--- Begin Data section ---

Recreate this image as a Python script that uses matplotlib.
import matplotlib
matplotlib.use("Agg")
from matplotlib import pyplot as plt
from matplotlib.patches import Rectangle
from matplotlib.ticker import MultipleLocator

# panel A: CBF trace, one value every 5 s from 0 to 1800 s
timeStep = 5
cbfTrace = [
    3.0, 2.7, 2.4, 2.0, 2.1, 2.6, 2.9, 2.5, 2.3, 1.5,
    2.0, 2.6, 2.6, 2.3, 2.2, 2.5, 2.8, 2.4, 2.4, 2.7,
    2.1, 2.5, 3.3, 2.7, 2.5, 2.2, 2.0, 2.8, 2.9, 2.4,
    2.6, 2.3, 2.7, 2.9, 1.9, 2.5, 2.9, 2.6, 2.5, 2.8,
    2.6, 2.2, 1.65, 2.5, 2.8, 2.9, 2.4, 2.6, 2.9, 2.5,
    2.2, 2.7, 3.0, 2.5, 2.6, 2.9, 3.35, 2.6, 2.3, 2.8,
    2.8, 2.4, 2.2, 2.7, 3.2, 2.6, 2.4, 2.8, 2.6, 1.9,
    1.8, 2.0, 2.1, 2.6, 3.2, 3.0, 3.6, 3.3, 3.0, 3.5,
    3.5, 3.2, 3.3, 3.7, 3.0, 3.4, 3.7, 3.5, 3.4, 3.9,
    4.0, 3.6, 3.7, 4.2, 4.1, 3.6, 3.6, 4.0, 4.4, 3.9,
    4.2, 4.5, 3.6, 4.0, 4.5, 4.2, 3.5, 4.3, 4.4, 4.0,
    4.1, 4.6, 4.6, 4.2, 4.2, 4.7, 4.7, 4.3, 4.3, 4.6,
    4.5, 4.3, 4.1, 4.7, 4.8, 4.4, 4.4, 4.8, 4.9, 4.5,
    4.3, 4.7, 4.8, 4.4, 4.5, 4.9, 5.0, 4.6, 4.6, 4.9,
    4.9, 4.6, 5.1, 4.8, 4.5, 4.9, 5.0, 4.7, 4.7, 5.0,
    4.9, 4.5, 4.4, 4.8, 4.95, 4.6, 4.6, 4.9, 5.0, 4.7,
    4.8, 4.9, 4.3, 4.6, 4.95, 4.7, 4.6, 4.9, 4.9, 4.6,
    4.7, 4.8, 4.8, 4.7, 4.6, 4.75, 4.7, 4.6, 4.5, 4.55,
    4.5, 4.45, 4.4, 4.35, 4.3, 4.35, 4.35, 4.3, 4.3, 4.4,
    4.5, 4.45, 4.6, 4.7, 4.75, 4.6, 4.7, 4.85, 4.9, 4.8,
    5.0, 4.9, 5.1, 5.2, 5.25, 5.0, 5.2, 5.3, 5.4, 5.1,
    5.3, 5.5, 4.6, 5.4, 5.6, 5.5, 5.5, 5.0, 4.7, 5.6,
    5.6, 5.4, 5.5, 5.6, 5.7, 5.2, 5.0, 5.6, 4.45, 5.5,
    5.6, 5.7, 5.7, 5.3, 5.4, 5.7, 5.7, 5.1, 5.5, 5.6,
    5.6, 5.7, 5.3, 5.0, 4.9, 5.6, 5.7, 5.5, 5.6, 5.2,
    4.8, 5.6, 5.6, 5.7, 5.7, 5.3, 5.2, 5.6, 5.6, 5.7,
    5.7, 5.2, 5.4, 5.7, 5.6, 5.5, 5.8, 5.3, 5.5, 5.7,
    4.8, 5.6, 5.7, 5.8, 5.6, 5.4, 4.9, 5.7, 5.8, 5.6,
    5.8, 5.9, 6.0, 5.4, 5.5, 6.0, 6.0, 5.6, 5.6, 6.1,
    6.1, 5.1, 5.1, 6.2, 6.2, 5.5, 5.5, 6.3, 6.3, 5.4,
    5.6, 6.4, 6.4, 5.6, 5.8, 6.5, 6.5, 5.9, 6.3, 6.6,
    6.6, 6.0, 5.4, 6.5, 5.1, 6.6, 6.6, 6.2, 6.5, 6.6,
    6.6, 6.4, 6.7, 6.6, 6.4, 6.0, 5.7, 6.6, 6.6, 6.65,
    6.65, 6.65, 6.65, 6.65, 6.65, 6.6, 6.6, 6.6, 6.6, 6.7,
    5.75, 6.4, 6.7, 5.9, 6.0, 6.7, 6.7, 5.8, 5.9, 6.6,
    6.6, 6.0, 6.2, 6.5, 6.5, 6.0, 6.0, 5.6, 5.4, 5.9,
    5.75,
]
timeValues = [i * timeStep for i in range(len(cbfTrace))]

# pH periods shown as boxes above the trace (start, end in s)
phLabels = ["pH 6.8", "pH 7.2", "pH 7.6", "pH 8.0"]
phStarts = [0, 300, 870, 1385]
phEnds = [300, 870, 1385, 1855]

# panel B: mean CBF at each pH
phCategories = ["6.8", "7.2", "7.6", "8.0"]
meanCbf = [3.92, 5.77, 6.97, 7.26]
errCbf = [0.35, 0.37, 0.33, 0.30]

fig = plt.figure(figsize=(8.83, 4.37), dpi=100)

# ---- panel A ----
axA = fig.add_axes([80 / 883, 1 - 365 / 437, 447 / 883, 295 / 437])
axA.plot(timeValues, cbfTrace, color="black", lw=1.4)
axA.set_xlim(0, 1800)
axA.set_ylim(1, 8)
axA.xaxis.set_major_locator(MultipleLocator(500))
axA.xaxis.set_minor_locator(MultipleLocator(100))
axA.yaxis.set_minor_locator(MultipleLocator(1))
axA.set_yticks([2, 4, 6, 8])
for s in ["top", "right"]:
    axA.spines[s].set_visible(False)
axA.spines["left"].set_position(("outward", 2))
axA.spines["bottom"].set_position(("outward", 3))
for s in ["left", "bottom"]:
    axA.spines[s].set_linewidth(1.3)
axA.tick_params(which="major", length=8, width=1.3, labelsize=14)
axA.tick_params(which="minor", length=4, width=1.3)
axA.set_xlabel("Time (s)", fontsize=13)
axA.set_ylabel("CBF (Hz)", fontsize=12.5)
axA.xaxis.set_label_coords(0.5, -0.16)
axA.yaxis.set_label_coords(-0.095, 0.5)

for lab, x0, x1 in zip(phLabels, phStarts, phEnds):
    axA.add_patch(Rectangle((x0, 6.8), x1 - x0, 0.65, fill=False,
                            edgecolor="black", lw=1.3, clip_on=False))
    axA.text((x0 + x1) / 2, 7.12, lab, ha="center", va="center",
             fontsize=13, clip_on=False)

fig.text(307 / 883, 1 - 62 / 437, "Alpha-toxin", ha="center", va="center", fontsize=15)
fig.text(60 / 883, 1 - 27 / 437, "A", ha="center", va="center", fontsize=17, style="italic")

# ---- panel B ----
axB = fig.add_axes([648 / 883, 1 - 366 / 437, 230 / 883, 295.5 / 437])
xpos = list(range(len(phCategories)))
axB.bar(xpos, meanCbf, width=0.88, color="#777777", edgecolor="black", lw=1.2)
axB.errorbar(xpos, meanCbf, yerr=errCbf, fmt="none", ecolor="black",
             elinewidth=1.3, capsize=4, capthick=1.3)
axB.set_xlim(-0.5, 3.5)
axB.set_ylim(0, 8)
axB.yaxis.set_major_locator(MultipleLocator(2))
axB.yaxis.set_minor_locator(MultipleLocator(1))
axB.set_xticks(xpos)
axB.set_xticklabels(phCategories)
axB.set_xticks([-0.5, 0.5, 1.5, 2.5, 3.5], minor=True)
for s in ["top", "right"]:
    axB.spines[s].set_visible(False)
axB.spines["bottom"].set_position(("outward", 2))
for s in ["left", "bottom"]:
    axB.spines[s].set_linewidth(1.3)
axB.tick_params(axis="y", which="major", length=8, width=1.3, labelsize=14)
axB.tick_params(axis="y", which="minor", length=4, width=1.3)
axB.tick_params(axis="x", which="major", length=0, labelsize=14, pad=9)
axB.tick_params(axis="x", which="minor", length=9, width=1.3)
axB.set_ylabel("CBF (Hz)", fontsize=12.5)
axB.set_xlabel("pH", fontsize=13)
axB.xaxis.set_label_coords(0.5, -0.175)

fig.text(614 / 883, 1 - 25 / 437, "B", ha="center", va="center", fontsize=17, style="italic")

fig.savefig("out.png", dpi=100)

--- End Data section ---

Give back exactly the material above from its opening line to the line bearing "from matplotlib.ticker import MultipleLocator".

Recreate this image as a Python script that uses matplotlib.
import matplotlib
matplotlib.use("Agg")
from matplotlib import pyplot as plt
from matplotlib.patches import Rectangle
from matplotlib.ticker import MultipleLocator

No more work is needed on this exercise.